A cohort of 1837 patients has been flagged by NHS Digital for the ART study. The ART study has informed patient consent for their entire cohort. The data from the UK patients on date of death and cause of death will contribute towards the analysis of the primary outcome of the ART study which is survival at 10 years. Sensitive and identifiable data (including Date of Death and Cause of Death) will be transferred from NHS Digital to the ART study on a quarterly basis. Data will be stored by the University of Oxford (Nuffield Department of Surgical Sciences). The data will be held electronically in a file that is only accessible by nominated ART study personnel working at the University of Oxford. Only authorised ART study personnel at the University of Oxford will have access to the patient ID and patient data from NHS Digital. The data will not be shared with 3rd parties and will only used for the purposes described in this agreement. All ONS terms and conditions described in the special conditions section of this agreement will be adhered to.

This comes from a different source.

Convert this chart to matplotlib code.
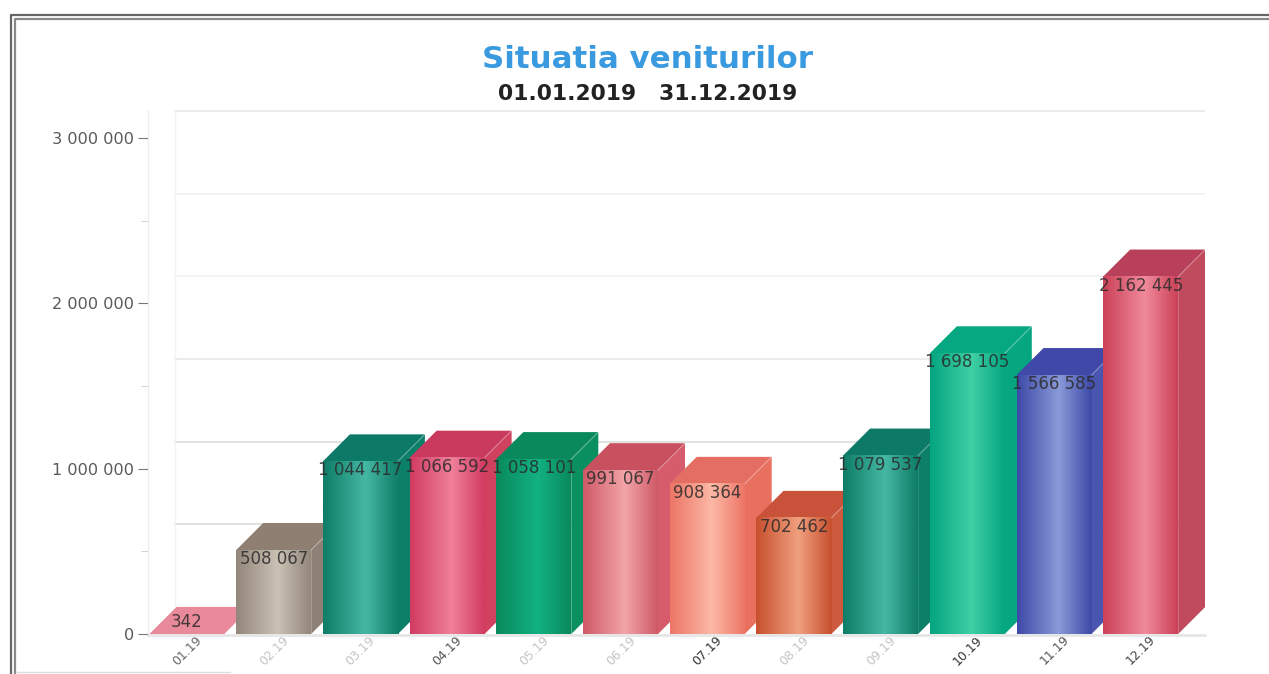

All organisations party to this agreement must comply with the Data Sharing Framework Contract requirements, including those regarding the use (and purposes of that use) by “Personnel” (as defined within the Data Sharing Framework Contract ie: employees, agents and contractors of the Data Recipient who may have access to that data).

Objectives:

The data supplied by the NHS IC to Royal Brompton Hospital and Harefield Trust will be used only for the approved Medical Research project.